The Missing emphasizes adventure over hidden object gameplay
A college professor and a group of his students have gone missing on an isolated island in the Pacific Ocean. A search-and-rescue expert, you’re called in to save the group after a lone distress call was relayed to your plane. After crash-landing in the ocean and finding worrying photos on a digital camera, it becomes abundantly clear that the island isn’t a paradise, but in fact a dangerous playground for what looks to be an evil monster.
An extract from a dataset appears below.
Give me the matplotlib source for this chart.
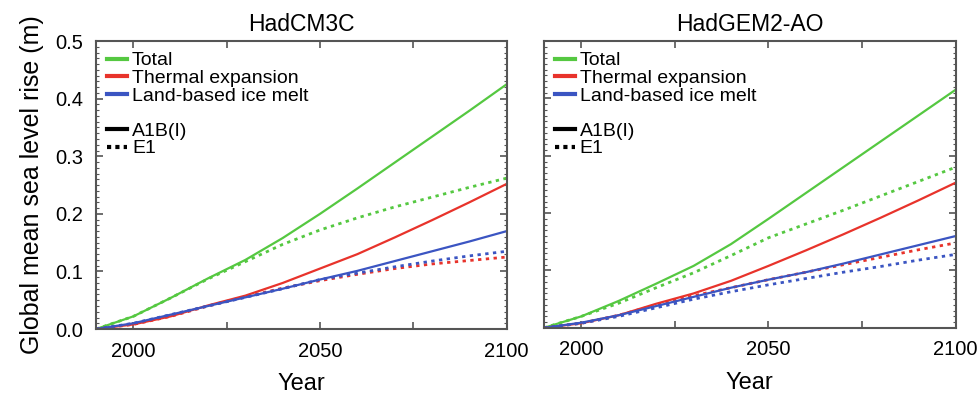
import numpy as np
import matplotlib.pyplot as plt
from matplotlib.lines import Line2D
from matplotlib.ticker import MultipleLocator

plt.rcParams['font.family'] = ['Liberation Sans', 'DejaVu Sans']

years = [1990, 2000, 2010, 2020, 2030, 2040, 2050, 2060, 2070, 2080, 2090, 2100]

# HadCM3C
cm3_total_a1b = [0, 0.022, 0.054, 0.088, 0.12, 0.158, 0.20, 0.244, 0.289, 0.334, 0.379, 0.425]
cm3_total_e1 = [0, 0.022, 0.054, 0.087, 0.117, 0.147, 0.172, 0.193, 0.212, 0.229, 0.246, 0.262]
cm3_therm_a1b = [0, 0.008, 0.022, 0.041, 0.058, 0.08, 0.105, 0.13, 0.159, 0.189, 0.22, 0.252]
cm3_therm_e1 = [0, 0.008, 0.022, 0.04, 0.056, 0.071, 0.084, 0.095, 0.105, 0.113, 0.119, 0.125]
cm3_ice_a1b = [0, 0.01, 0.025, 0.04, 0.055, 0.07, 0.086, 0.101, 0.118, 0.135, 0.152, 0.17]
cm3_ice_e1 = [0, 0.01, 0.025, 0.04, 0.055, 0.07, 0.086, 0.097, 0.108, 0.118, 0.127, 0.135]

# HadGEM2-AO
gem_total_a1b = [0, 0.02, 0.047, 0.077, 0.108, 0.146, 0.19, 0.235, 0.28, 0.325, 0.37, 0.415]
gem_total_e1 = [0, 0.02, 0.043, 0.07, 0.096, 0.126, 0.157, 0.181, 0.205, 0.23, 0.255, 0.28]
gem_therm_a1b = [0, 0.008, 0.022, 0.042, 0.06, 0.082, 0.108, 0.135, 0.163, 0.192, 0.222, 0.253]
gem_therm_e1 = [0, 0.008, 0.022, 0.04, 0.056, 0.07, 0.084, 0.097, 0.11, 0.123, 0.136, 0.148]
gem_ice_a1b = [0, 0.009, 0.022, 0.038, 0.054, 0.07, 0.084, 0.097, 0.112, 0.128, 0.144, 0.16]
gem_ice_e1 = [0, 0.008, 0.02, 0.035, 0.05, 0.063, 0.075, 0.086, 0.097, 0.107, 0.118, 0.128]

yticks = [0.0, 0.1, 0.2, 0.3, 0.4, 0.5]
ytick_labels = ['0.0', '0.1', '0.2', '0.3', '0.4', '0.5']
xticks = [2000, 2025, 2050, 2075, 2100]
xtick_labels = ['2000', '', '2050', '', '2100']

green = '#55c841'
red = '#e8332b'
blue = '#3b55c2'

fig = plt.figure(figsize=(9.8, 3.95), dpi=100)
ax1 = fig.add_axes([0.098, 0.167, 0.419, 0.729])
ax2 = fig.add_axes([0.555, 0.170, 0.420, 0.726])

panels = [
    (ax1, 'HadCM3C', [cm3_total_a1b, cm3_total_e1, cm3_therm_a1b, cm3_therm_e1, cm3_ice_a1b, cm3_ice_e1]),
    (ax2, 'HadGEM2-AO', [gem_total_a1b, gem_total_e1, gem_therm_a1b, gem_therm_e1, gem_ice_a1b, gem_ice_e1]),
]

for ax, title, d in panels:
    cols = [green, green, red, red, blue, blue]
    for i in range(6):
        if i % 2 == 0:
            ax.plot(years, d[i], color=cols[i], lw=1.6)
        else:
            ax.plot(years, d[i], color=cols[i], lw=2.0, linestyle=(0, (1.2, 1.6)))
    ax.set_xlim(1990, 2100)
    ax.set_ylim(0, 0.5)
    ax.set_title(title, fontsize=16.5, pad=7)
    ax.set_xticks(xticks)
    ax.set_xticklabels(xtick_labels)
    ax.set_yticks(yticks)
    ax.yaxis.set_minor_locator(MultipleLocator(0.01))
    ax.tick_params(which='both', direction='in', top=True, right=True, color='#555555', labelsize=14.5)
    ax.tick_params(which='major', length=5, width=1.2, pad=9)
    ax.tick_params(which='minor', length=2.5, width=0.8)
    ax.set_xlabel('Year', fontsize=17, labelpad=9)
    for s in ax.spines.values():
        s.set_color('#555555')
        s.set_linewidth(1.5)

    handles = [
        Line2D([], [], color=green, lw=3),
        Line2D([], [], color=red, lw=3),
        Line2D([], [], color=blue, lw=3),
        Line2D([], [], color='none'),
        Line2D([], [], color='black', lw=3),
        Line2D([], [], color='black', lw=3, linestyle=(0, (1, 1))),
    ]
    labels = ['Total', 'Thermal expansion', 'Land-based ice melt', '', 'A1B(I)', 'E1']
    ax.legend(handles, labels, loc='upper left', frameon=False, fontsize=14,
              handlelength=1.05, handletextpad=0.25, labelspacing=0.0,
              borderaxespad=0.1, borderpad=0.45)

ax1.set_yticklabels(ytick_labels)
ax2.set_yticklabels([])
ax1.set_ylabel('Global mean sea level rise (m)', fontsize=18, labelpad=8)

fig.savefig('out.png', dpi=100)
The Missing is an adventure game first, and a hidden object game second. You’re given a single difficulty setting (no ability to turn off the “sparkling” effects), and will have your hand held most of the way (even aside from the Collector’s Edition strategy guide, where applicable, which you’ll likely never touch). Hidden object scenes are few and far between, and the items in each tend to stand out well enough to allow you to quickly proceed. The rest of the game sees you traveling between a set of smaller islands as a mysterious creature with glowing red eyes stalks you.
Early on in this shortish story (easily under three hours), you’ll realize that some of these folks aren’t as innocent as they initially appeared, leaving you to fight for your own survival and escape from the island just as much as theirs (if not more). On top of the hidden object and adventure elements, you’ll also face a set of puzzles, most of which are readily available in any game of this type: tile sliding or rotation puzzles, those that have you connecting paths with rotating pipe pieces (a la Pipe Mania) and so on. The skip button doesn’t take very long to charge, but you likely won’t need to use it as none of the puzzles are overly challenging.
Throughout all of this, you’ll be treated to some of the best sound effects and music that I’ve heard in a long time. This was so true that I actually played the game through headphones just to better envelope myself in the environments. It’s unfortunate that the graphics don’t hold up quite as well, as there are some bad character animations, and some blurry textures especially within hidden object scenes as things are stacked ten deep in a small area.
While The Missing lacks in many extras, there is an item collection task that lasts for most of the game’s story, as you’re asked to collect energy crystals for later use. These crystals at least add a bit of depth to each scene, as you’ll need to scan the environment for these objects before moving on. There’s also a bonus chapter available after the main story, but this too can be completed rather quickly.
Unfortunately, The Missing: A Search and Rescue Mystery is one of those games that has a lot of promise, with a few truly chilling moments in the beginning of the game, but falls flat as you learn more about these characters and their real goals and purposes for being on the island. That being said, the gameplay is solid, even for its short length, but should only be recommended to those who know what they’re getting before going in. That is, if you’d want more than a single hidden object scene every five-ten minutes, then this one probably isn’t for you.